Ireland's largest supermarket groups have been accused of making large profits on lamb at the expense of both producers and consumers.
The IFA made the allegation yesterday after its own retail lamb survey found that customers were being charged up to £90 per lamb by the supermarkets, while farmers were only receiving between £36 to £38 per animal.
"The people in between are making large profits on the back of both producers and consumers," the IFA National Sheep Committee chairman, Mr Frank Corcoran, said. "The factories claim margins in their business are at a minimum." Mr Corcoran said he believed this profit was excessive, and called on the supermarkets to return a fairer share of this to producers. "Producer prices are down almost 25 per cent on last year," he said.
A cut in supermarket margins could also allow for a reduced consumer price, which would boost lamb sales, he added.
The IFA checked lamb prices at Dublin outlets of Dunnes Stores, Tesco, Superquinn and Supervalu. Prices for seven cuts of lamb were surveyed on Tuesday of this week. Dunnes Stores was cheapest in four categories and Tesco was the most expensive for two cuts and cheapest in one category. Supervalu was lowest in three and highest in two. Superquinn was highest in one and lowest in one.

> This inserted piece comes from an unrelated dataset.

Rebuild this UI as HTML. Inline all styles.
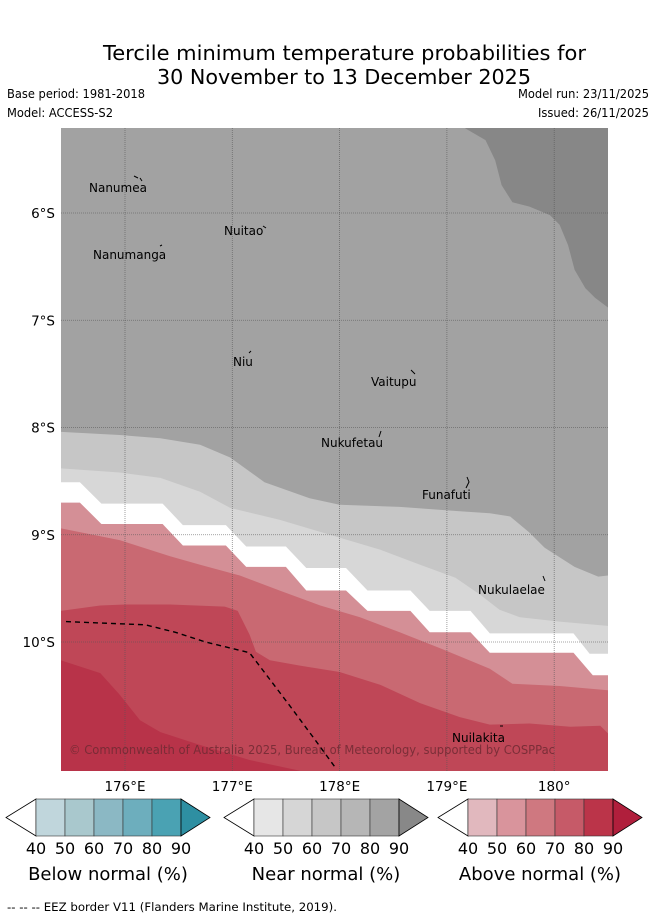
<!DOCTYPE html>
<html><head><meta charset="utf-8"><style>
html,body{margin:0;padding:0;background:#fff;}
svg{display:block;font-family:"DejaVu Sans","Liberation Sans",sans-serif;}
</style></head><body>
<svg id="chart" width="655" height="919" viewBox="0 0 655 919" xmlns="http://www.w3.org/2000/svg">
<text x="344.5" y="60" font-size="20" text-anchor="middle" textLength="483" lengthAdjust="spacingAndGlyphs">Tercile minimum temperature probabilities for</text>
<text x="344" y="84" font-size="20" text-anchor="middle" textLength="374" lengthAdjust="spacingAndGlyphs">30 November to 13 December 2025</text>
<text x="7" y="98" font-size="12" textLength="138" lengthAdjust="spacingAndGlyphs">Base period: 1981-2018</text>
<text x="7" y="117" font-size="12" textLength="106" lengthAdjust="spacingAndGlyphs">Model: ACCESS-S2</text>
<text x="649" y="98" font-size="12" text-anchor="end" textLength="131" lengthAdjust="spacingAndGlyphs">Model run: 23/11/2025</text>
<text x="649" y="117" font-size="12" text-anchor="end" textLength="111" lengthAdjust="spacingAndGlyphs">Issued: 26/11/2025</text>
<defs><clipPath id="mapclip"><rect x="61" y="128" width="547" height="643"/></clipPath></defs>
<g id="map" clip-path="url(#mapclip)">
<rect x="61" y="128" width="547" height="643" fill="#a2a2a2"/>
</g>
<g id="axes"></g>
<g id="legend"></g>
<text x="7" y="911" font-size="11.5" textLength="330" lengthAdjust="spacingAndGlyphs">--  --  -- EEZ border V11 (Flanders Marine Institute, 2019).</text>
</svg>
<script>
// ---- data (lon in °E, lat in °S) ----
const lonTicks = [176, 177, 178, 179, 180];
const lonTickLabels = ["176°E", "177°E", "178°E", "179°E", "180°"];
const latTicks = [6, 7, 8, 9, 10];
const latTickLabels = ["6°S", "7°S", "8°S", "9°S", "10°S"];

const darkLon = [179.17,179.36,179.45,179.51,179.61,179.77,179.96,180.05,180.13,180.19,180.29,180.38,180.50];
const darkLat = [5.21,5.32,5.51,5.74,5.90,5.94,6.02,6.11,6.30,6.53,6.70,6.79,6.88];

const bndALon = [175.40,175.95,176.33,176.70,176.98,177.30,177.72,178.00,178.56,179.12,179.40,179.59,179.77,179.91,180.19,180.41,180.50];
const bndALat = [8.04,8.07,8.10,8.16,8.28,8.51,8.66,8.72,8.74,8.78,8.80,8.83,8.98,9.12,9.30,9.39,9.38];
const bndBLon = [175.40,175.95,176.33,176.70,176.98,177.44,177.91,178.38,178.75,179.08,179.31,179.49,179.68,180.05,180.50];
const bndBLat = [8.38,8.42,8.47,8.60,8.75,8.86,9.00,9.14,9.28,9.40,9.56,9.70,9.77,9.81,9.85];
const bndCLon = [175.40,175.58,175.78,176.35,176.54,176.94,177.13,177.50,177.69,178.06,178.26,178.66,178.84,179.22,179.40,180.18,180.33,180.50];
const bndCLat = [8.51,8.51,8.71,8.71,8.91,8.91,9.11,9.11,9.31,9.31,9.52,9.52,9.71,9.71,9.92,9.92,10.11,10.11];
const bndDLon = [175.40,175.58,175.78,176.35,176.54,176.94,177.13,177.50,177.69,178.06,178.26,178.66,178.84,179.22,179.40,180.18,180.36,180.50];
const bndDLat = [8.70,8.70,8.90,8.90,9.10,9.10,9.30,9.30,9.52,9.52,9.71,9.71,9.91,9.91,10.10,10.10,10.31,10.31];
const bndELon = [175.40,175.95,176.42,176.70,177.07,177.44,177.82,178.19,178.56,178.94,179.40,179.61,180.05,180.50];
const bndELat = [8.94,9.05,9.20,9.28,9.38,9.52,9.66,9.77,9.91,10.06,10.25,10.39,10.41,10.45];
const bndFLon = [175.40,175.77,176.00,176.42,176.93,177.05,177.16,177.22,177.35,177.63,178.00,178.38,178.75,179.12,179.40,179.77,180.15,180.43,180.50];
const bndFLat = [9.71,9.66,9.65,9.65,9.67,9.71,9.93,10.09,10.17,10.22,10.28,10.40,10.57,10.70,10.77,10.76,10.79,10.78,10.85];
const bndGLon = [175.40,175.77,175.95,176.14,176.33,176.70,177.16,177.63];
const bndGLat = [10.17,10.29,10.49,10.73,10.84,10.96,11.10,11.20];

const eezLon = [175.45,176.19,176.47,176.75,177.16,177.35,177.54,177.77,177.96];
const eezLat = [9.81,9.84,9.91,10.00,10.10,10.35,10.60,10.91,11.17];

const legendTicks = ["40","50","60","70","80","90"];
const belowColors = ["#c0d6dc","#a9c8cd","#8bb8c4","#6daebd","#4aa2b3","#2e8fa2"];
const nearColors = ["#e6e6e6","#d6d6d6","#c6c6c6","#b6b6b6","#a3a3a3","#888888"];
const aboveColors = ["#e1b8be","#d9949c","#cf7880","#c65a68","#bb3449","#b01f3c"];
const legendTitles = ["Below normal (%)","Near normal (%)","Above normal (%)"];

// ---- axis functions ----
const X0 = 125, PXLON = 107.3, Y0 = 213, PXLAT = 107.25;
const LAT_BOTTOM = 11.25, LON_LEFT = 175.3, LON_RIGHT = 180.6, LAT_TOP = 5.1;
function xs(lon){ return X0 + (lon - 176) * PXLON; }
function ys(lat){ return Y0 + (lat - 6) * PXLAT; }
const NS = "http://www.w3.org/2000/svg";
function mk(tag, attrs, parent){ const e = document.createElementNS(NS, tag); for (const k in attrs) e.setAttribute(k, attrs[k]); parent.appendChild(e); return e; }
function pts(lons, lats){ return lons.map((l,i)=> xs(l).toFixed(1)+","+ys(lats[i]).toFixed(1)); }

const mapG = document.getElementById("map");
let p = pts(darkLon, darkLat);
p.push(xs(LON_RIGHT)+","+ys(darkLat[darkLat.length-1]), xs(LON_RIGHT)+","+ys(LAT_TOP), xs(darkLon[0])+","+ys(LAT_TOP));
let el = mk("polygon", {points: p.join(" "), fill: "#878787"}, mapG);



const bands = [
  [bndALon, bndALat, "#c6c6c6", "band-near-60-70"],
  [bndBLon, bndBLat, "#d7d7d7", "band-near-50-60"],
  [bndCLon, bndCLat, "#ffffff", "band-no-dominant"],
  [bndDLon, bndDLat, "#d48f96", "band-above-50-60"],
  [bndELon, bndELat, "#c96972", "band-above-60-70"],
  [bndFLon, bndFLat, "#bf4757", "band-above-70-80"]
];
bands.forEach(b => {
  const q = pts(b[0], b[1]);
  q.push(xs(LON_RIGHT)+","+ys(b[1][b[1].length-1]), xs(LON_RIGHT)+","+ys(LAT_BOTTOM), xs(LON_LEFT)+","+ys(LAT_BOTTOM), xs(LON_LEFT)+","+ys(b[1][0]));
  const e = mk("polygon", {points: q.join(" "), fill: b[2]}, mapG);
  
  
});
p = pts(bndGLon, bndGLat);
p.push(xs(bndGLon[bndGLon.length-1])+","+ys(LAT_BOTTOM), xs(LON_LEFT)+","+ys(LAT_BOTTOM), xs(LON_LEFT)+","+ys(bndGLat[0]));
el = mk("polygon", {points: p.join(" "), fill: "#b83349"}, mapG);



lonTicks.forEach(l => {
  const e = mk("line", {x1: xs(l), x2: xs(l), y1: 128, y2: 771, stroke: "#555", "stroke-width": 0.8, "stroke-dasharray": "1,1", opacity: 0.7}, mapG);
  
  
});
latTicks.forEach(l => {
  const e = mk("line", {x1: 61, x2: 608, y1: ys(l), y2: ys(l), stroke: "#555", "stroke-width": 0.8, "stroke-dasharray": "1,1", opacity: 0.7}, mapG);
  
  
});

el = mk("polyline", {points: pts(eezLon, eezLat).join(" "), fill: "none", stroke: "#000", "stroke-width": 1.4, "stroke-dasharray": "5,4"}, mapG);



const islands = [
  ["Nanumea", 89, 192, "M134,176 L138,178 M140,178 L142,181"],
  ["Nuitao", 224, 235, "M263,226 L266,228"],
  ["Nanumanga", 93, 259, "M160,246 L162,245"],
  ["Niu", 233, 366, "M249,353 L251,351"],
  ["Vaitupu", 371, 386, "M411,370 L415,374"],
  ["Nukufetau", 321, 447, "M379,437 L381,431"],
  ["Funafuti", 422, 499, "M467,477 L469,482 L466,488"],
  ["Nukulaelae", 478, 594, "M543,576 L545,581"],
  ["Nuilakita", 452, 742, "M500,726 L503,726"]
];
islands.forEach(s => {
  const t = mk("text", {x: s[1], y: s[2], "font-size": 12, fill: "#000"}, mapG);
  t.textContent = s[0];
  
  
  const m = mk("path", {d: s[3], stroke: "#000", "stroke-width": 1, fill: "none"}, mapG);
  
  
});
el = mk("text", {x: 69, y: 754, "font-size": 12.5, fill: "#6e2a33", "fill-opacity": 0.85, textLength: 486, lengthAdjust: "spacingAndGlyphs"}, mapG);
el.textContent = "© Commonwealth of Australia 2025, Bureau of Meteorology, supported by COSPPac";



const axesG = document.getElementById("axes");
lonTicks.forEach((l,i) => {
  const t = mk("text", {x: xs(l), y: 791, "font-size": 13.5, "text-anchor": "middle"}, axesG);
  t.textContent = lonTickLabels[i];
  
  
});
latTicks.forEach((l,i) => {
  const t = mk("text", {x: 55, y: ys(l)+5, "font-size": 13.5, "text-anchor": "end"}, axesG);
  t.textContent = latTickLabels[i];
  
  
});

const legendG = document.getElementById("legend");
const legendX = [36, 254, 468];
const palettes = [belowColors, nearColors, aboveColors];
const segW = 29, cbTop = 799, cbBot = 836, cbMid = 817.5;
palettes.forEach((pal, k) => {
  const x0 = legendX[k];
  const g = mk("g", {}, legendG);
  
  
  const w = mk("polygon", {points: `${x0},${cbTop} ${x0-30},${cbMid} ${x0},${cbBot}`, fill: "#fff", stroke: "#000", "stroke-width": 0.8}, g);
  
  
  for (let i = 0; i < 5; i++) {
    const r = mk("rect", {x: x0 + i*segW, y: cbTop, width: segW, height: cbBot-cbTop, fill: pal[i], stroke: "#333", "stroke-width": 0.6}, g);
    
    
  }
  const xe = x0 + 5*segW;
  const a = mk("polygon", {points: `${xe},${cbTop} ${xe+29},${cbMid} ${xe},${cbBot}`, fill: pal[5], stroke: "#000", "stroke-width": 0.8}, g);
  
  
  legendTicks.forEach((tk, i) => {
    const t = mk("text", {x: x0 + i*segW, y: 854, "font-size": 16, "text-anchor": "middle"}, g);
    t.textContent = tk;
    
    
  });
  const tt = mk("text", {x: x0 + 72, y: 880, "font-size": 18, "text-anchor": "middle"}, g);
  tt.textContent = legendTitles[k];
  
  
});
</script>
</body></html>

As a result of the survey, Mr Corcoran urged the supermarket groups to review their meat pricing policies.
A Tesco spokeswoman said the price difference between what farmers were paid for their animals and what customers were charged for meat was explained by the fact that the supermarket group only sold the prime parts of the animal. Spokesmen for Dunnes Stores, Supervalu and Superquinn could not be contacted last night.